Colonel Thierry had been sent to Stapleton Prison in 1812 for having violated his parole by writing from Oswestry to his niece, the Comtesse de la Frotté, without having submitted the letter, according to parole rule, to the Agent. He asks for humane treatment, a separate room, a servant, and liberty to go to market.

‘Les vexations dont on m’a accablé en route sont révoltantes. Les scélérats que vos lois envoyent à Tyburn ne sont pas plus mal traités; une semblable conduite envers un Colonel, prisonnier de guerre, est une horreur de plus que j’aurai le droit de reprocher aux Anglais pour lesquels j’ai eu tant de bontés lorsqu’ils sont tombés en mon pouvoir. Si le Gouvernement français fût instruit des mauvais traitements dont on accable les Français de touts grades, et donnait des ordres pour user de représailles envers les Anglais détenus en France ... le Gouvernement anglais ordonnerait-il à ses agents de traiter avec plus d’égards, de modération, d’humanité ses prisonniers.’

In a postscript the Colonel adds that his nephew, the Comte de la Frotté, is with Wellington, that another is in the Royal Navy, and that all are English born. One is glad to know that the Colonel’s prayer was heard, and that he was released from Stapleton.

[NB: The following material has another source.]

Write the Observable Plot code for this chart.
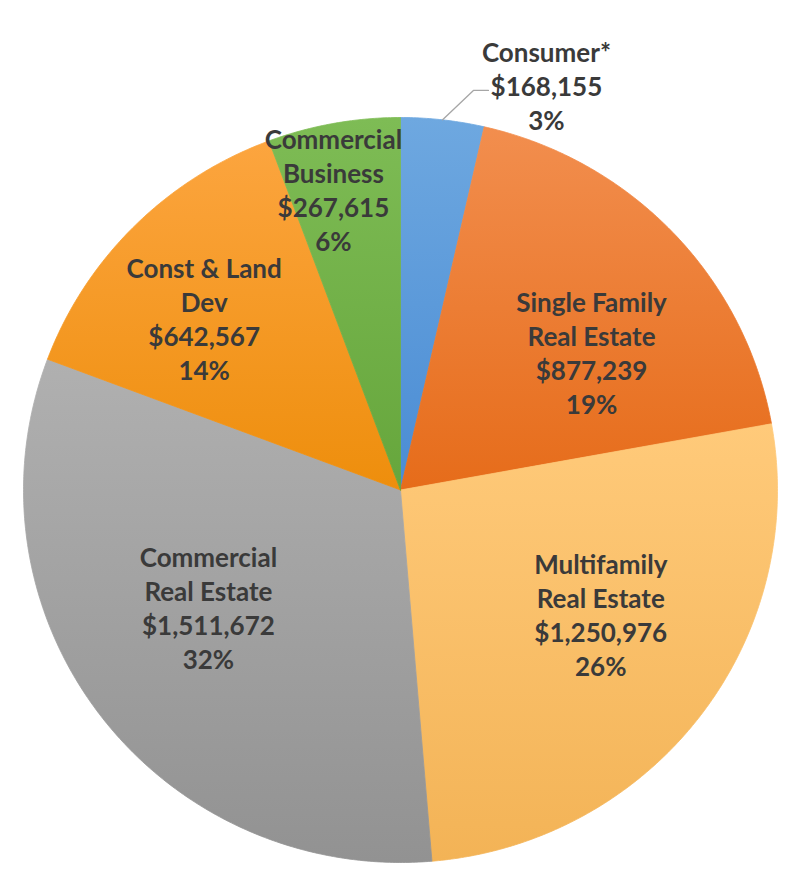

In 1758 a prisoner writes from Tenterden:

‘Last Thursday, March 16th, towards half-past eight at night, I was going to supper, and passed in front of a butcher’s shop where there is a bench fixed near the door on which three or four youths were sitting, and at the end one who is a marine drummer leaning against a wall projecting two feet on to the street. When I came near them I guessed they were talking about us Frenchmen, for I heard one of them say: “Here comes one of them,” and when I was a few paces beyond them one of them hit me on the right cheek with something soft and cold. As I entered my lodging I turned round and said: “You had better be careful!” Last Sunday at half-past eight, as I was going to supper, being between the same butcher’s shop and the churchyard gate, some one threw at me a stick quite three feet long and heavy enough to wound me severely....’

Also at Tenterden, a prisoner named D’Helincourt, going home one night with a Doctor Chomel, met at the door of the latter’s lodging a youth and two girls, one of whom was the daughter of Chomel’s landlord, ‘avec laquelle il avait plusieurs fois poussé la plaisanterie jusqu’à l’embrasser sans qu’elle l’eût jamais trouvé mauvais, et ayant engagé M. Chomel à l’embrasser aussi.’ But the other girl, whom they would also kiss, played the prude; the youth with her misunderstood what D’Helincourt said, and hit him under the chin with his fist, which made D’Helincourt hit him back with his cane on the arm, and all seemed at an end. Not long after, D’Helincourt was in the market, when about thirty youths came along. One of them went up to him and asked him if he remembered him, and hit him on the chest. D’Helincourt collared him, to take him to the Mayor, but the others set on him, and he certainly would have been killed had not some dragoons come up and rescued him.

Apparently the Agents and Magistrates were too much afraid of offending the people to grant justice to these poor strangers.